Tuesday, August 24, 2010

7 Sins in 60 Minutes Hits the Road

I’ve just finished the rewrite of my Anger (a.k.a. Wrath, Ire) scene for 7 Sins in 60 Minutes in its Philadelphia Fringe Festival incarnation. Completely new scene, which culminates in completely new violence. In the midst of that, I wrote up a little essay about what anger means to me, and how it plays out in the scene itself. A version of it follows:

Anger is incredibly insidious, I think because there are so many possible different manifestations of it. Unlike envy or gluttony, there are good kinds of anger, like God’s wrath or righteous anger, or used creatively, as Rainer Maria Rilke writes in Letters to a Young Poet, “Anger, cleanly used, is clean, too.” You can tell yourself your anger is righteous, though it very well may not be. Anger can be passive-aggressiveness, impatience, self-destructive behavior, vengeance or rage. The experience of rage, the way it literally feels like it’s taking you over, makes me understand why people used to believe in demonic possession. Because that’s what rage feels like- it crowds out everything else from your mind. It’s also exhausting to live with for any length of time- either in yourself, or in your house.

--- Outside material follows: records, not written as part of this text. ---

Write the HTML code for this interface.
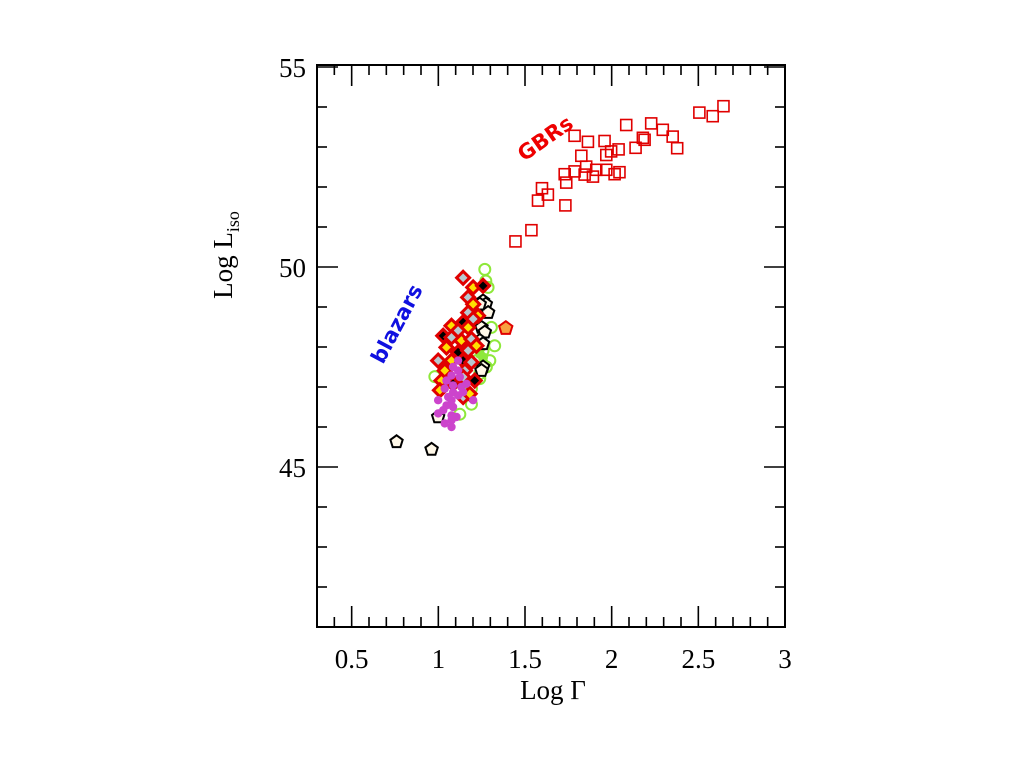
<!DOCTYPE html>
<html><head><meta charset="utf-8"><style>
html,body{margin:0;padding:0;background:#fff;}
svg{display:block;}
text{font-family:"Liberation Serif",serif;}
</style></head><body>
<svg id="chart" width="1024" height="768" viewBox="0 0 1024 768" xmlns="http://www.w3.org/2000/svg">
<rect x="0" y="0" width="1024" height="768" fill="#fff"/>
<g id="marks"></g>
<g id="axes"></g>
<text x="553" y="699" font-size="27" text-anchor="middle">Log  Γ</text>
<text transform="translate(232,255) rotate(-90)" font-size="27" text-anchor="middle">Log  L<tspan font-size="18" dy="7">iso</tspan></text>
<text transform="translate(524,162) rotate(-35)" font-size="21" font-weight="bold" fill="#e00" font-family="DejaVu Sans, sans-serif" style="font-family:'DejaVu Sans',sans-serif">GBRs</text>
<text transform="translate(383,365) rotate(-62)" font-size="21" font-weight="bold" fill="#1010e0" style="font-family:'DejaVu Sans',sans-serif">blazars</text>
</svg>
<script>
const xTicks=[0.5,1,1.5,2,2.5,3];
const xTickLabels=["0.5","1","1.5","2","2.5","3"];
const yTicks=[45,50,55];
const yTickLabels=["45","50","55"];
const grbX=[2.645,2.583,2.506,2.295,2.228,2.352,2.378,2.18,2.19,2.138,2.084,2.04,1.997,1.969,1.959,2.045,2.017,1.969,1.911,1.892,1.863,1.853,1.844,1.786,1.825,1.786,1.729,1.738,1.733,1.598,1.632,1.575,1.537,1.445];
const grbY=[54.02,53.77,53.86,53.43,53.59,53.26,52.97,53.23,53.18,52.98,53.55,52.94,52.89,52.80,53.15,52.37,52.32,52.43,52.43,52.26,53.13,52.51,52.31,53.28,52.78,52.39,52.32,52.11,51.54,51.97,51.81,51.66,50.92,50.64];
const greenX=[1.268,1.274,1.325,1.297,0.980,1.191,1.191,1.124,1.239,1.306,1.258,1.239,1.277,1.220,1.287];
const greenY=[49.94,49.65,48.03,47.66,47.26,46.96,46.57,46.32,47.21,48.49,47.91,47.33,47.50,47.66,49.49];
const greenFillX=[1.239,1.258,1.25,1.23,1.262];
const greenFillY=[47.83,47.74,48.0,47.95,47.6];
const pentX=[1.258,1.274,1.287,1.249,1.268,1.239,1.258,1.258,1.249,1.239,0.759,0.961,0.999];
const pentY=[49.15,49.07,48.86,48.49,48.37,48.16,48.08,47.50,47.41,49.07,45.63,45.44,46.25];
const diaX=[1.143,1.201,1.258,1.172,1.201,1.172,1.229,1.143,1.201,1.076,1.114,1.172,1.028,1.076,1.133,1.191,1.047,1.114,1.172,1.220,0.999,1.076,1.143,1.191,1.037,1.153,1.018,1.085,1.143,1.009,1.143,1.181,1.210];
const diaY=[49.73,49.49,49.53,49.24,49.07,48.86,48.78,48.62,48.70,48.53,48.41,48.49,48.28,48.24,48.16,48.20,47.99,47.87,47.91,48.03,47.66,47.66,47.66,47.62,47.41,47.41,47.16,47.08,47.25,46.92,46.75,46.83,47.16];
const magX=[1.114,1.085,1.114,1.076,1.124,1.047,1.085,1.133,1.037,1.085,1.114,0.999,1.076,1.201,1.047,1.085,0.999,1.076,1.037,1.076,1.162,1.105,1.028,1.076,1.143,1.057];
const magY=[47.66,47.50,47.41,47.29,47.25,47.16,47.04,47.00,46.96,46.87,46.79,46.67,46.67,46.67,46.54,46.50,46.34,46.29,46.09,46.00,47.08,46.25,46.42,46.17,46.87,46.75];
const specialX=[1.389];
const specialY=[48.47];

const L=317,R=785,T=65,B=627,XMIN=0.3,XMAX=3.0,YMIN=41.0,YMAX=55.05;
const sx=v=>L+(v-XMIN)/(XMAX-XMIN)*(R-L);
const sy=v=>B-(v-YMIN)/(YMAX-YMIN)*(B-T);
const NS='http://www.w3.org/2000/svg';
const marks=document.getElementById('marks');
const axes=document.getElementById('axes');
function mk(tag,attrs,parent){const e=document.createElementNS(NS,tag);for(const k in attrs)e.setAttribute(k,attrs[k]);parent.appendChild(e);return e;}
function pent(cx,cy,r){let p=[];for(let i=0;i<5;i++){const a=-Math.PI/2+i*2*Math.PI/5;p.push((cx+r*Math.cos(a)).toFixed(1)+','+(cy+r*Math.sin(a)).toFixed(1));}return p.join(' ');}

// green circles
greenX.forEach((x,i)=>{const e=mk('circle',{cx:sx(x),cy:sy(greenY[i]),r:5.5,fill:'none',stroke:'#8ee83a','stroke-width':2},marks);

});
greenFillX.forEach((x,i)=>{const e=mk('circle',{cx:sx(x),cy:sy(greenFillY[i]),r:5,fill:'#8ee83a'},marks);

});
// pentagons
pentX.forEach((x,i)=>{const e=mk('polygon',{points:pent(sx(x),sy(pentY[i]),6.5),fill:'#fff8e8',stroke:'#000','stroke-width':2},marks);

});
// diamonds
const fills=['#b8c8d0','#ffe000','#000','#b8c8d0','#ffe000'];
diaX.forEach((x,i)=>{const cx=sx(x),cy=sy(diaY[i]),r=6.5;
const e=mk('polygon',{points:`${cx},${cy-r} ${cx+r},${cy} ${cx},${cy+r} ${cx-r},${cy}`,fill:fills[i%5],stroke:'#e00000','stroke-width':3},marks);

});
// magenta
magX.forEach((x,i)=>{const e=mk('circle',{cx:sx(x),cy:sy(magY[i]),r:4.2,fill:'#cc44cc'},marks);

});
// special pentagon
specialX.forEach((x,i)=>{const e=mk('polygon',{points:pent(sx(x),sy(specialY[i]),7),fill:'#f8a040',stroke:'#e00000','stroke-width':2},marks);

});
// GRB squares
grbX.forEach((x,i)=>{const cx=sx(x),cy=sy(grbY[i]);const e=mk('rect',{x:cx-5.5,y:cy-5.5,width:11,height:11,fill:'none',stroke:'#e00000','stroke-width':1.6},marks);

});

// frame
const fr=mk('rect',{x:L,y:T,width:R-L,height:B-T,fill:'none',stroke:'#000','stroke-width':2},axes);


// x ticks
for(let k=3;k<=30;k++){const v=k/10;const X=sx(v);const major=(k%5===0);const len=major?21:10;
mk('line',{x1:X,y1:B,x2:X,y2:B-len,stroke:'#000','stroke-width':1.6},axes);
mk('line',{x1:X,y1:T,x2:X,y2:T+len,stroke:'#000','stroke-width':1.6},axes);}
xTicks.forEach((v,i)=>{const t=mk('text',{x:sx(v),y:B+41,'font-size':27,'text-anchor':'middle'},axes);t.textContent=xTickLabels[i];

});
// y ticks
for(let v=42;v<=55;v++){const Y=sy(v);const major=(v%5===0);const len=major?21:10;
mk('line',{x1:L,y1:Y,x2:L+len,y2:Y,stroke:'#000','stroke-width':1.6},axes);
mk('line',{x1:R,y1:Y,x2:R-len,y2:Y,stroke:'#000','stroke-width':1.6},axes);}
yTicks.forEach((v,i)=>{const t=mk('text',{x:L-11,y:sy(v)+10,'font-size':27,'text-anchor':'end'},axes);t.textContent=yTickLabels[i];

});
</script>
</body></html>
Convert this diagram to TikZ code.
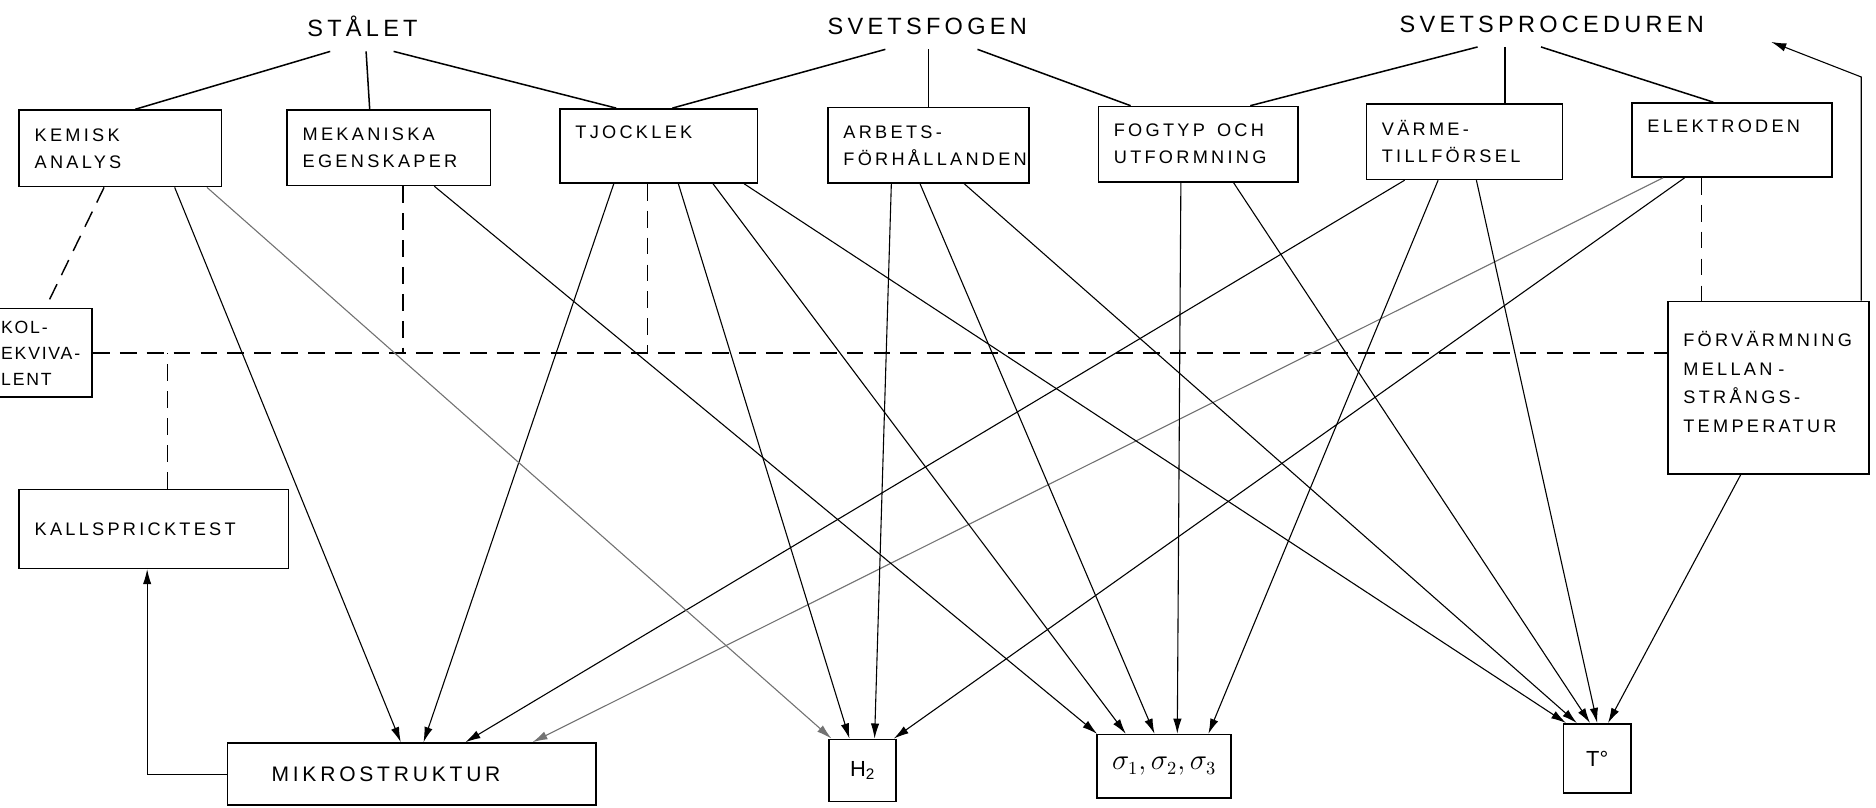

What I didn’t know until the last night of 7 Sins in 60 Minutes at HERE (because that’s when fight choreographer Jacob Grigolia-Rosenbaum told me and pride-playwright Cheryl Davis) is that each Deadly Sin/Virtue has a demon assigned to it (by a German bishop in the 16th century). It seems that Amon (the Wrath demon) is a quite powerful one who has 40 legions of lesser devils at his beck and call. His particular talent is manipulating love and hate situations with both friends and enemies. One of Amon’s physical manifestations is “a man with dog’s teeth who is situated inside of a raven” (which I still can’t conjure up completely in my mind).

In Scene 5, anger first manifests itself as Amadea’s impatience and Dante’s passive-aggressiveness (pretending to look for the tire jack that isn’t there, continuing his pitch while Amadea rages). They each put themselves and others in danger (anger with a soupcon of pride) by trying to flag down a car. It culminates in violence, anger’s physical manifestation.